Before we went to Iowa an opening for a Social Studies position at Woodstock was posted. I nudged Trish into applying because we both agreed the website spoke to us. I have said many times before Trish has done more in her 6 or 7 years of teaching then many teachers do in a lifetime. She is one heck of a teacher and while I don't know how that comes across in the resume and interviews, I knew she had to try.
Trish had her interview, her references were contacted and then a lull, and we were on pins and needles. Just about the time we decided that she was passed over, I got a text message telling me to call immediately, which I couldn't do, but I knew something was up but I didn't think it was Woodstock, but it was! She had been offered the position.
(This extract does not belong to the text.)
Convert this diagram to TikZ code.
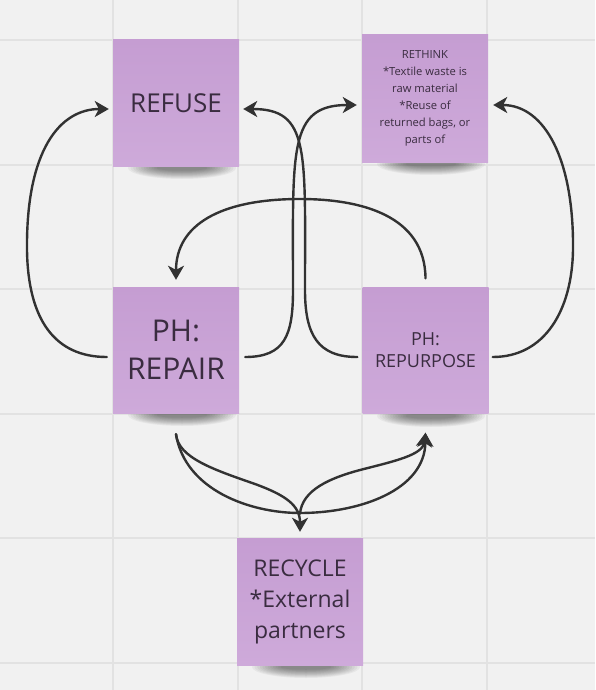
\documentclass[tikz,border=0pt]{standalone}
\usepackage{fontspec}
\setmainfont{Open Sans}
\usetikzlibrary{arrows.meta}

\definecolor{board}{HTML}{F1F1F1}
\definecolor{gridline}{HTML}{E2E2E2}
\definecolor{notetop}{HTML}{C59DD2}
\definecolor{notebot}{HTML}{CEAADA}
\definecolor{ink}{HTML}{3A2C40}
\definecolor{pen}{HTML}{323232}

\tikzset{
  note/.style={rectangle, minimum width=126pt, minimum height=126pt, inner sep=0pt,
    top color=notetop, bottom color=notebot, text=ink, align=center},
  flow/.style={draw=pen, line width=2.4pt, line cap=round,
    -{Stealth[length=14pt,width=16pt,inset=4pt]}},
}

% soft shadow under a sticky note: centre x, bottom edge y
\newcommand\noteshadow[2]{%
  \foreach \k in {0,...,11}{%
    \fill[black, opacity=0.045] (#1+6, #2+2) ellipse ({54-\k*2.6} and {11-\k*0.75});
  }%
}

\begin{document}
\begin{tikzpicture}[x=1pt, y=-1pt]
  % board and grid
  \useasboundingbox (0,0) rectangle (595,690);
  \fill[board] (0,0) rectangle (595,690);
  \foreach \gx in {113,238,362,487}
    \draw[gridline, line width=1.4pt] (\gx,0) -- (\gx,690);
  \foreach \gy in {40,165,289,414,538,663}
    \draw[gridline, line width=1.4pt] (0,\gy) -- (595,\gy);

  % shadows beneath the notes
  \noteshadow{176}{166}
  \noteshadow{425}{162}
  \noteshadow{176}{413}
  \noteshadow{425}{414}
  \noteshadow{300}{665}

  % sticky notes
  \node[note, font=\fontsize{26}{30}\selectfont] (refuse) at (176,103) {REFUSE};
  \node[note, minimum height=127pt, font=\fontsize{11.2}{17}\selectfont] (rethink) at (425,98.5)
    {RETHINK\\*Textile waste is\\raw material\\*Reuse of\\returned bags, or\\parts of};
  \node[note, font=\fontsize{30}{38}\selectfont] (repair) at (176,350) {PH:\\REPAIR};
  \node[note, font=\fontsize{18}{22}\selectfont] (repurpose) at (425.5,350.5) {PH:\\REPURPOSE};
  \node[note, minimum height=127pt, font=\fontsize{23}{31}\selectfont] (recycle) at (300,601.5)
    {RECYCLE\\*External\\partners};

  % loops up to the top row
  \draw[flow] ([shift={(-6,7)}]repair.west) .. controls (55,357) and (28,320) .. (27,250)
    .. controls (26,150) and (60,109) .. ([shift={(-4,6)}]refuse.west);
  \draw[flow] ([shift={(6,7)}]repair.east) .. controls (285,357) and (293,335) .. (293,290)
    .. controls (293,150) and (288,105) .. ([shift={(-5,6.5)}]rethink.west);
  \draw[flow] ([shift={(-5,6.5)}]repurpose.west) .. controls (318,357) and (305,335) .. (305,290)
    .. controls (305,150) and (310,109) .. ([shift={(4,6)}]refuse.east);
  \draw[flow] ([shift={(4,6.5)}]repurpose.east) .. controls (545,357) and (572,310) .. (573,250)
    .. controls (574,160) and (545,105) .. ([shift={(5,6.5)}]rethink.east);

  % repurpose back to repair over the top
  \draw[flow] ([shift={(0,-9)}]repurpose.north) .. controls (425,215) and (360,199) .. (300,199)
    .. controls (220,199) and (176,225) .. ([shift={(0,-7)}]repair.north);

  % lower exchanges
  \draw[flow] ([shift={(0,21)}]repair.south) .. controls (178,458) and (215,470) .. (255,484)
    .. controls (285,495) and (300,505) .. ([shift={(0,-6)}]recycle.north);
  \draw[flow] ([shift={(0,21)}]repair.south) .. controls (185,490) and (250,513) .. (300,513)
    .. controls (360,513) and (425,490) .. ([shift={(0,19)}]repurpose.south);
  \draw[flow] ([shift={(0,-24)}]recycle.north) .. controls (302,490) and (330,478) .. (360,470)
    .. controls (395,461) and (423,455) .. ([shift={(0,19)}]repurpose.south);
\end{tikzpicture}
\end{document}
Now excitement turned to fear, and questioning about rupees vs dollars, all the logistics of moving, Cassidys need to go to camp, and the fact I still had no job. We wrestled with it and asked some questions and read the webpage, and it seemed so obvious to say "yes," but we still had lingering doubts honestly,
Those doubts were nothing about Woodstock, but more about the unknown. Eventually we knew the unknowns would be the same for any school or country. The unknowns won't ever be reality until we take that chance and make that move, and we had talked about overseas living for too long.
So when Trish signed the contract and sent it in, it was exciting and scary, and it still is. We are a mixed bag of emotions, but excitement is the main emotion. It is front and center in our lives now.
Ultimately I was able to secure a job teaching art, (yeah!) and that was huge, but we still have so many hurdles to clear, and that is the glacial speeds we are working at.
So much to do, so little time, and how do we juggle all of it?
I have given up on the worry, ok, not completely, but have come to a calm realization that it will get done one way or the other. All of our stuff will be sold, given away, trashed, and a couple of items stored, but as a whole we are stripping out lives to the necessities, like we did when we left Baltimore and our lives fit in a 5x5x8 storage unit. Its refreshing, its cleansing and I look look forward to not having cars, auto insurance, long drives to stores, a fist full of keys, electric, gas, water bills and more.
No matter how much we get done though it seems there is still more that needs to be accomplished and every day the "To Do List" gets longer not shorter, but ultimately we will be landing in Delhi, and making our way up to the foothills of the Himalayas.
Its exciting, its scary, its a chance to teach in environment that has the same ideas about education that we have, and we can't wait.